*Provided data*:

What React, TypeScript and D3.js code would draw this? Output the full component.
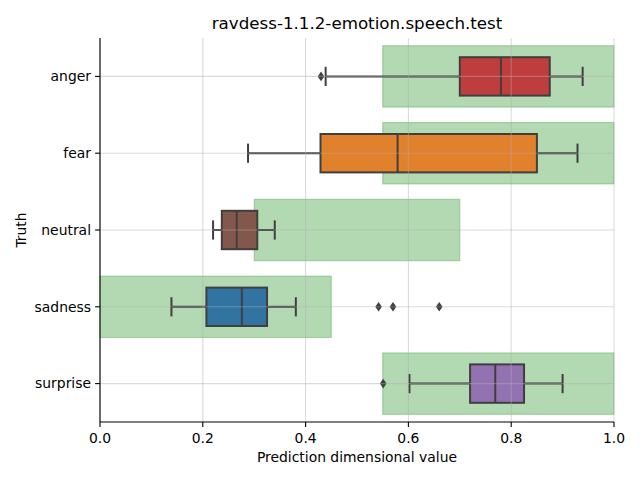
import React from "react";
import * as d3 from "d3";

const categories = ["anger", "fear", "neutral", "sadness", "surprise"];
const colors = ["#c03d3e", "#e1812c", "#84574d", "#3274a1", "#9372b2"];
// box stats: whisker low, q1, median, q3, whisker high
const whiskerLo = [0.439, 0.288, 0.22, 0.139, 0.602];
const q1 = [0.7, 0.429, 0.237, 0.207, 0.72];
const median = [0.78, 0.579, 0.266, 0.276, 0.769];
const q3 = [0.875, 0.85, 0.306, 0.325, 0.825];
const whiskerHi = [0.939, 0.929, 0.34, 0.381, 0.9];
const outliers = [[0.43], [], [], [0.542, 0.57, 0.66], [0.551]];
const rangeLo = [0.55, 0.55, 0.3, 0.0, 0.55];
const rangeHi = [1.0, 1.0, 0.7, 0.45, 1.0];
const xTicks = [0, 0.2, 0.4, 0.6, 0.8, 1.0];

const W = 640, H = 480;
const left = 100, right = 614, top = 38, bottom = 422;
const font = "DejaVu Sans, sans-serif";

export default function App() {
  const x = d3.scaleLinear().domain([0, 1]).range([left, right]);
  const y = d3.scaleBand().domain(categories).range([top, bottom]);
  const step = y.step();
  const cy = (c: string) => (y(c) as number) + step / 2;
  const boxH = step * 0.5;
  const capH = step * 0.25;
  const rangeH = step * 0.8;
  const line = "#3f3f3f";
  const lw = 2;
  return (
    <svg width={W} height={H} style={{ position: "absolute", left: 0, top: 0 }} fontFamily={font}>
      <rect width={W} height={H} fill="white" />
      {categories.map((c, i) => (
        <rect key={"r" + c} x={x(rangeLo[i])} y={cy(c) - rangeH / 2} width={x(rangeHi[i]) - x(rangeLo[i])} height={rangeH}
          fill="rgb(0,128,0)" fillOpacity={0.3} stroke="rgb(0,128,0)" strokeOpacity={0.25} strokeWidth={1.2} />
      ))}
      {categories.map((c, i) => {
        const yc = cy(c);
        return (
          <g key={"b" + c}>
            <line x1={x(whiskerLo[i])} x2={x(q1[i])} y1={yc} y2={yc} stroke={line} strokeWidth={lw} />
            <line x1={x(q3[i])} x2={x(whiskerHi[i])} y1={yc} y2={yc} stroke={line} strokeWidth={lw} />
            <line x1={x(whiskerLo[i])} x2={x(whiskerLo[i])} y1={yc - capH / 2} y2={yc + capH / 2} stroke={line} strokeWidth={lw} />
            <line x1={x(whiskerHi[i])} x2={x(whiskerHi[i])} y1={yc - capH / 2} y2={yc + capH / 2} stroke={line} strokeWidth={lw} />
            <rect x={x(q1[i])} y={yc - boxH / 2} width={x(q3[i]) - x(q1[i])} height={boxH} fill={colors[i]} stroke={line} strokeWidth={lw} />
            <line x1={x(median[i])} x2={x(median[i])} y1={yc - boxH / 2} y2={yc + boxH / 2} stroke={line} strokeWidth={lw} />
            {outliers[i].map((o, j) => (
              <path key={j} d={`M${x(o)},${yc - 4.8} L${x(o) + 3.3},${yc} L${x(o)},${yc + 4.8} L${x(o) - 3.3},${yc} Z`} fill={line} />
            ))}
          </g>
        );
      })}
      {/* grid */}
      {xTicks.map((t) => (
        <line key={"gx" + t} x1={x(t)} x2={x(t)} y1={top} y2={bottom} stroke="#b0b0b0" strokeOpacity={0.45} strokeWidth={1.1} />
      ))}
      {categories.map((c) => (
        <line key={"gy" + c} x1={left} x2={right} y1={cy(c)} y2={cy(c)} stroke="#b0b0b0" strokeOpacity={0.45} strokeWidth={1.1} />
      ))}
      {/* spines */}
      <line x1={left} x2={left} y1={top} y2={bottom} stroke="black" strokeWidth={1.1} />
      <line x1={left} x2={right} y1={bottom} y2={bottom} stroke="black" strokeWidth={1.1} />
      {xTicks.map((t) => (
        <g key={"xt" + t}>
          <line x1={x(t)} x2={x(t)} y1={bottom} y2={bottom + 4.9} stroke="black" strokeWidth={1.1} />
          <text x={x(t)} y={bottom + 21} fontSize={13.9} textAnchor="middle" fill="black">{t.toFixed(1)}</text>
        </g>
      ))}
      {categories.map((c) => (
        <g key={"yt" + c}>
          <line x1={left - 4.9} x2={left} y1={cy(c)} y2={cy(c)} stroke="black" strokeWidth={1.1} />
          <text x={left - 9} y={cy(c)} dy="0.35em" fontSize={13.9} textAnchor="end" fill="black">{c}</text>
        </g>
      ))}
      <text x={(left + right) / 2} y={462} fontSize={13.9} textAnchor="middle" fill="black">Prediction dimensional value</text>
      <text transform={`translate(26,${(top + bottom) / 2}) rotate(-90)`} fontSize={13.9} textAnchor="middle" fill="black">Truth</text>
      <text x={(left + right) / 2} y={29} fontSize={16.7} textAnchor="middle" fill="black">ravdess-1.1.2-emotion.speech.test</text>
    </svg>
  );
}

---

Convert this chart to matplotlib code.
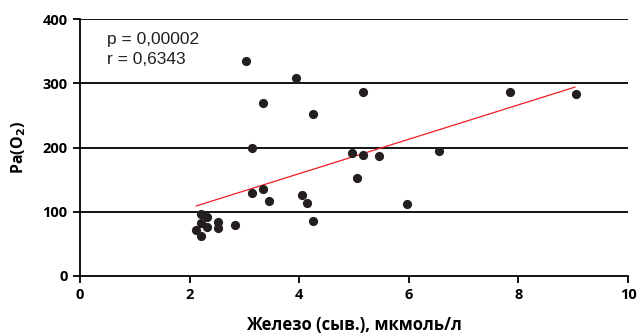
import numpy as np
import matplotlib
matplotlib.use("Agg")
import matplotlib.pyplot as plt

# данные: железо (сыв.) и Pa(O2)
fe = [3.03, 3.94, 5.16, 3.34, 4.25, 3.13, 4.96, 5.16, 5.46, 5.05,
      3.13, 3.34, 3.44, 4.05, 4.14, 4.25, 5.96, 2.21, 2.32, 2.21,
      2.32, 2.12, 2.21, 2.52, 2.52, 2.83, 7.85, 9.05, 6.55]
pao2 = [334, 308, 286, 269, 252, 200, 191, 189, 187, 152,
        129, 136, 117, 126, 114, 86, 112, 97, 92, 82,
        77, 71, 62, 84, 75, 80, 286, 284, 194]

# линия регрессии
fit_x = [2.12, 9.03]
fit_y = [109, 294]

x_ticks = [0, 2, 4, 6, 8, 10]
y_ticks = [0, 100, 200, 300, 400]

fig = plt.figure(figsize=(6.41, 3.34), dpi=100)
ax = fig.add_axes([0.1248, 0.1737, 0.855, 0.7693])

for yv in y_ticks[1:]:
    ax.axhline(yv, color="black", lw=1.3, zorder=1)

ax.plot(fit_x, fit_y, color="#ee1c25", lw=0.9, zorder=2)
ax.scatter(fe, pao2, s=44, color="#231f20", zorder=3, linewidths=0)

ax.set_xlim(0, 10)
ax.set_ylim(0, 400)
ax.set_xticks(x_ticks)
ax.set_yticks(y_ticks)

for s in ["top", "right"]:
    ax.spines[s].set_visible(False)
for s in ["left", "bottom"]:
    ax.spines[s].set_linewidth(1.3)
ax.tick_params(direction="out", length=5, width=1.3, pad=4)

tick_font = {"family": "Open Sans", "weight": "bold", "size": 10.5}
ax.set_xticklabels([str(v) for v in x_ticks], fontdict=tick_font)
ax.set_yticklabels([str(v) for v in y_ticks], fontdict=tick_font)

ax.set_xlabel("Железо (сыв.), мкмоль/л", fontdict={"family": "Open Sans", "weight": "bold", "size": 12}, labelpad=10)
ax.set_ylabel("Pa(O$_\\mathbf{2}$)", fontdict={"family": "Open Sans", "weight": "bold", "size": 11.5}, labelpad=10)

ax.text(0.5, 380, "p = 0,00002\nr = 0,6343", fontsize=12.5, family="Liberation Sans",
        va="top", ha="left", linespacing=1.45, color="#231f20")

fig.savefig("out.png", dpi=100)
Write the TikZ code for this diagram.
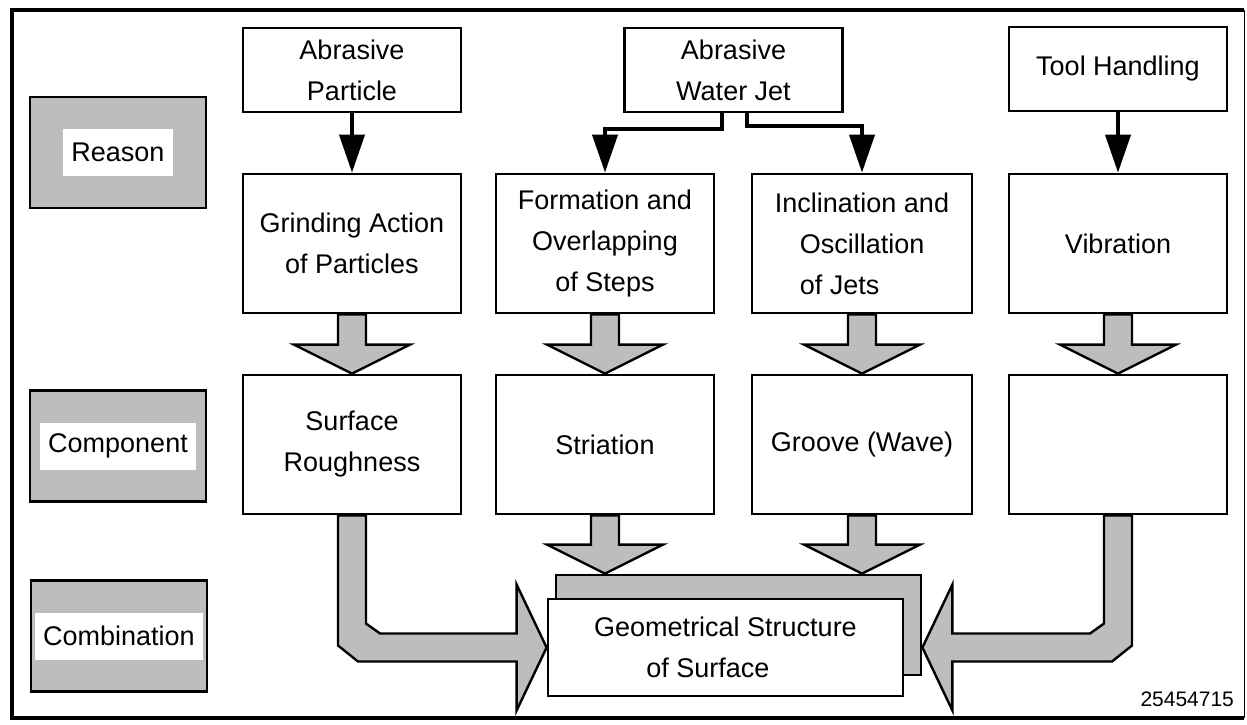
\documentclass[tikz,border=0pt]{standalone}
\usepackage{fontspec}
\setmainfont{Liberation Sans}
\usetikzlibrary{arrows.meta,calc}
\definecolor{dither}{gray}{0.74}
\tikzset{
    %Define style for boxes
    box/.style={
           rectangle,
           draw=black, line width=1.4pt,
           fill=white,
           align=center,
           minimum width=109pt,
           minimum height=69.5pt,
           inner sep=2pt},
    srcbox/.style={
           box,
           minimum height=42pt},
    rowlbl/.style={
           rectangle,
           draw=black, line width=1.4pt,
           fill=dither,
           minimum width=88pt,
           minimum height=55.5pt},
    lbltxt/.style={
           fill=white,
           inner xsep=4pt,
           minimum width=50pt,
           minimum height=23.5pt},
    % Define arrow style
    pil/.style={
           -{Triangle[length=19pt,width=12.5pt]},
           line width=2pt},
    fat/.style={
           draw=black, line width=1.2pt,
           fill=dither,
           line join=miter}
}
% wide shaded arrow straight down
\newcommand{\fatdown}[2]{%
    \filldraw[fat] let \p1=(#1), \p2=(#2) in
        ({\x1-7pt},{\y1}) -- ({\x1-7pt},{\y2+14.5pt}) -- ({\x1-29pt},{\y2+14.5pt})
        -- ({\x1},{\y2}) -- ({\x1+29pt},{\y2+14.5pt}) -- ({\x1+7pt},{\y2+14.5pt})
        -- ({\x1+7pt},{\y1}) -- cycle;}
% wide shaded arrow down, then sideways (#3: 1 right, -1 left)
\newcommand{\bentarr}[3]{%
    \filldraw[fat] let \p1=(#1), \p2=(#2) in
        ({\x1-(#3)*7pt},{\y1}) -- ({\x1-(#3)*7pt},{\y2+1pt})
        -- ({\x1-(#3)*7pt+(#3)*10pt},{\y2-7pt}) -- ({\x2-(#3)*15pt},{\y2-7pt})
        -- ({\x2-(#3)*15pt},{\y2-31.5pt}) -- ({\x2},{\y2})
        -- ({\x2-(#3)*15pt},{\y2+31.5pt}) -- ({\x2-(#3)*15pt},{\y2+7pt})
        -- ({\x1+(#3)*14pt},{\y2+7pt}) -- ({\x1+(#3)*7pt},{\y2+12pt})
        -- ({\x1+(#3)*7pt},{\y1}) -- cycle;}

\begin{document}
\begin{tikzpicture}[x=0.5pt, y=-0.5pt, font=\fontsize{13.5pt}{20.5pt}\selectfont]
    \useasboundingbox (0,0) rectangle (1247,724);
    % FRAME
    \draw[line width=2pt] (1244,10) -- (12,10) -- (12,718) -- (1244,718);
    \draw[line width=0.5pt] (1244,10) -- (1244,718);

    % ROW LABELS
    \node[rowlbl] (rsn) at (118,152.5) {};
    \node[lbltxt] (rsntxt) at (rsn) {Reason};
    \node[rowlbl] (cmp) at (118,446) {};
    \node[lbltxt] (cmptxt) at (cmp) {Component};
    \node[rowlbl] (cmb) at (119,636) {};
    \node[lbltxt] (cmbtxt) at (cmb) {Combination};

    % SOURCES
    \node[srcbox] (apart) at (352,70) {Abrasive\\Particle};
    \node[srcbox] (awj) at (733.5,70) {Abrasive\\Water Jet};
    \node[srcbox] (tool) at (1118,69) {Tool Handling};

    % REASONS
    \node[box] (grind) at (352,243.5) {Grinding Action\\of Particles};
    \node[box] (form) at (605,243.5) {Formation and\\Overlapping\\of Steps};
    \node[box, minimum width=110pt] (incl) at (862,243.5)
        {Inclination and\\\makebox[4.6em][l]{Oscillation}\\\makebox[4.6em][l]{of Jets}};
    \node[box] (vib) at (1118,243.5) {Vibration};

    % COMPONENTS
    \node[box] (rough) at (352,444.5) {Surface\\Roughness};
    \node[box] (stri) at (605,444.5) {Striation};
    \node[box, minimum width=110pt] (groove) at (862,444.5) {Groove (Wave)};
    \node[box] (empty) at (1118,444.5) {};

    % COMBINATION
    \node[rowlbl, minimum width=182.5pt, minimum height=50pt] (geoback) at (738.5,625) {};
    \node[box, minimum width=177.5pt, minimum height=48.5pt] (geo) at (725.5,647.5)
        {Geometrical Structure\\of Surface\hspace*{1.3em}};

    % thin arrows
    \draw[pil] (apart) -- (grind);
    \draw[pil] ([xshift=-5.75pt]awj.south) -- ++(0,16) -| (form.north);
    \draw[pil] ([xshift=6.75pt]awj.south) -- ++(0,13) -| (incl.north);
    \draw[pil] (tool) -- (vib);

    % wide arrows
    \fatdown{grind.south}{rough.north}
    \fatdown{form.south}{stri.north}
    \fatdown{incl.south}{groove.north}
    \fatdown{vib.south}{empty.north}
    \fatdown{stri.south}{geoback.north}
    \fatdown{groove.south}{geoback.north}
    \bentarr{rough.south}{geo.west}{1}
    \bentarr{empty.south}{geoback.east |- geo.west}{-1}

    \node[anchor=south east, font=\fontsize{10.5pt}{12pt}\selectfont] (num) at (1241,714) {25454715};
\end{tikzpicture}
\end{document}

...

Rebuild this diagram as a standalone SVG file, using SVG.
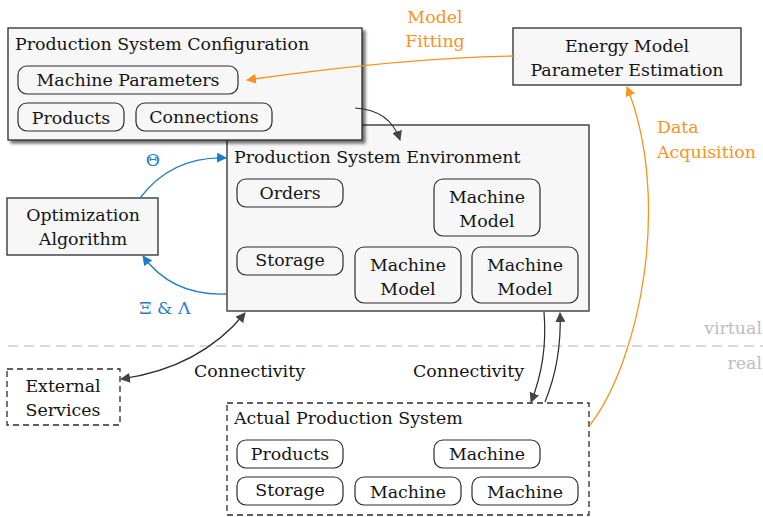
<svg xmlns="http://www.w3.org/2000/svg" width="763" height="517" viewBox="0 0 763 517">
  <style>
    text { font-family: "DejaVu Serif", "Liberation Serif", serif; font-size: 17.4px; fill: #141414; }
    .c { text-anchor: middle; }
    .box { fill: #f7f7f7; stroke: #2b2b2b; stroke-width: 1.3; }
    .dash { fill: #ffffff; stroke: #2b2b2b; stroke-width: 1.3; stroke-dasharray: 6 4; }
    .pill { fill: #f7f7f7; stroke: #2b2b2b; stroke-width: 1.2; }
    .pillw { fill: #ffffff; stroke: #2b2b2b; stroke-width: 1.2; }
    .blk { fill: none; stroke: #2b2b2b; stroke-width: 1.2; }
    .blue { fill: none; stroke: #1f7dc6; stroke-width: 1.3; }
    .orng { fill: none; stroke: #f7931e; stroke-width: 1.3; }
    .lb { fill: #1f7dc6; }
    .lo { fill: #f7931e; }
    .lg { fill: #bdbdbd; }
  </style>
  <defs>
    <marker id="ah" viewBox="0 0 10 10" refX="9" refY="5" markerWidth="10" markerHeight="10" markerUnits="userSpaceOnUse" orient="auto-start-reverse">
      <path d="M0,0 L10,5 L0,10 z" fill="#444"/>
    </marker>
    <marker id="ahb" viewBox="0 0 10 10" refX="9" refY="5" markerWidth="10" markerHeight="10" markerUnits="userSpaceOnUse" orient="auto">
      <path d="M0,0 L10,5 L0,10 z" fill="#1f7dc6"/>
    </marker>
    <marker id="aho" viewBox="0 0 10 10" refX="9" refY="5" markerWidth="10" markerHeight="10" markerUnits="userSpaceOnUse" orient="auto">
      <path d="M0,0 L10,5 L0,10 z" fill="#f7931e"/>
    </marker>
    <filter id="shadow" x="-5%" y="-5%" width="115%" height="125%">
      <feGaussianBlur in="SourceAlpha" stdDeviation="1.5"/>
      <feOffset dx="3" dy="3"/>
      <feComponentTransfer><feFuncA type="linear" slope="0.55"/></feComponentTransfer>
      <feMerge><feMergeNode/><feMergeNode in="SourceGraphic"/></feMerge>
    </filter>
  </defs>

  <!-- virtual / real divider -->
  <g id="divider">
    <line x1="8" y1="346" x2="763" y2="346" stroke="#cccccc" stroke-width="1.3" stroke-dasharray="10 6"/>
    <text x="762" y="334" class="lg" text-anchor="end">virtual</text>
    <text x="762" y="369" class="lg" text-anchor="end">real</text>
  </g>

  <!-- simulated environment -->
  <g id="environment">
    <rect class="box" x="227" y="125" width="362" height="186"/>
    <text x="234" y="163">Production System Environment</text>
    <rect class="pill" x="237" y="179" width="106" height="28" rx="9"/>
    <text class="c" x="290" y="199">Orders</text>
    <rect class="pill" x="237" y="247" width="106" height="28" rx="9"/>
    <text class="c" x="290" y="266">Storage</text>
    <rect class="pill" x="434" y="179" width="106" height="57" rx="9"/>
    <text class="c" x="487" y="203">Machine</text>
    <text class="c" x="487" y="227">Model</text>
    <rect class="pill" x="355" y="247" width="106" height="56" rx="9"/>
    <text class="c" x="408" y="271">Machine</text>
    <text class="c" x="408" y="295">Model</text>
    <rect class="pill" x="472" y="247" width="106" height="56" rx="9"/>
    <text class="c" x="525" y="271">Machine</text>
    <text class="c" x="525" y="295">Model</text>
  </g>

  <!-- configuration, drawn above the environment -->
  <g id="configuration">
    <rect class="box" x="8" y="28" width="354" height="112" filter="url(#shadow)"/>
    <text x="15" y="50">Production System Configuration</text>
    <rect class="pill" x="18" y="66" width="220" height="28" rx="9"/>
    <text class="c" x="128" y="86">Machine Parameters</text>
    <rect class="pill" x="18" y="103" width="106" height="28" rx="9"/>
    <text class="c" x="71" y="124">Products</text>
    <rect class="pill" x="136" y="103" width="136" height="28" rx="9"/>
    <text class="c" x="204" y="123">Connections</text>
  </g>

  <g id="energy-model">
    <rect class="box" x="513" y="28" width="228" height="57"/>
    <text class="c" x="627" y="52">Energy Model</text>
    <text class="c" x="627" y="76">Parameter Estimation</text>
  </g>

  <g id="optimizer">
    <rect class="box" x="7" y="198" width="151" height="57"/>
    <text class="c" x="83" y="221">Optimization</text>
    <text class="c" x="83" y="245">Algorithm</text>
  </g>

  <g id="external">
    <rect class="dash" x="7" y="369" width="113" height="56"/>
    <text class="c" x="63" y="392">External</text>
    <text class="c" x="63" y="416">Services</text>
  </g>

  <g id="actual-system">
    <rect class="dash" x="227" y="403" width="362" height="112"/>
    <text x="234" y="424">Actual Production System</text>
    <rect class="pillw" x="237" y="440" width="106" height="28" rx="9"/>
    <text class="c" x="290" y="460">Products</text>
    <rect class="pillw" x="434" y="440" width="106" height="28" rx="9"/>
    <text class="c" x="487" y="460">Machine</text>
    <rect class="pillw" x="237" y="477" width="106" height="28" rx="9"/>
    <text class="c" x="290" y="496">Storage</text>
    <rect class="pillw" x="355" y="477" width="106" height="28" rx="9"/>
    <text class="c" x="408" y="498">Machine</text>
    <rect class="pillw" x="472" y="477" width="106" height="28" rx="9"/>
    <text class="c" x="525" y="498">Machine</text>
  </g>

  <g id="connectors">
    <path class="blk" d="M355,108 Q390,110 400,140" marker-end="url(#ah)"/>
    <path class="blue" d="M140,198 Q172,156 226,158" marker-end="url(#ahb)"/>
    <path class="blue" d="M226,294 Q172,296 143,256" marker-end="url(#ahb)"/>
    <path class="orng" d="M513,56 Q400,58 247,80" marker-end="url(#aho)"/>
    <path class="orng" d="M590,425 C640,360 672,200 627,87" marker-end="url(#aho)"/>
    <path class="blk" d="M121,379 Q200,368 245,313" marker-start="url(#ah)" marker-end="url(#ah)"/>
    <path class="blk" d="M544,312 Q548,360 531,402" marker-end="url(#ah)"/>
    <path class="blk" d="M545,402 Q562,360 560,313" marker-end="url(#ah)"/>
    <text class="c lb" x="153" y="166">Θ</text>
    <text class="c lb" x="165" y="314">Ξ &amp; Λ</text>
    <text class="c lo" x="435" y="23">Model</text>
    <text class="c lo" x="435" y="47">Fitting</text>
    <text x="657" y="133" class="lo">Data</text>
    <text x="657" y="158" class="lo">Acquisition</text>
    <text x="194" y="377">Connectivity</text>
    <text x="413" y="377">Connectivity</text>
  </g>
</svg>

*Written task*: Exactly and only the lines from the line with "Convert this chart to matplotlib code." to the line with "fit_y = [109, 294]", both ends included, should be echoed. Do not carry over the pictures.

*Exercise answer*:
Convert this chart to matplotlib code.
import numpy as np
import matplotlib
matplotlib.use("Agg")
import matplotlib.pyplot as plt

# данные: железо (сыв.) и Pa(O2)
fe = [3.03, 3.94, 5.16, 3.34, 4.25, 3.13, 4.96, 5.16, 5.46, 5.05,
      3.13, 3.34, 3.44, 4.05, 4.14, 4.25, 5.96, 2.21, 2.32, 2.21,
      2.32, 2.12, 2.21, 2.52, 2.52, 2.83, 7.85, 9.05, 6.55]
pao2 = [334, 308, 286, 269, 252, 200, 191, 189, 187, 152,
        129, 136, 117, 126, 114, 86, 112, 97, 92, 82,
        77, 71, 62, 84, 75, 80, 286, 284, 194]

# линия регрессии
fit_x = [2.12, 9.03]
fit_y = [109, 294]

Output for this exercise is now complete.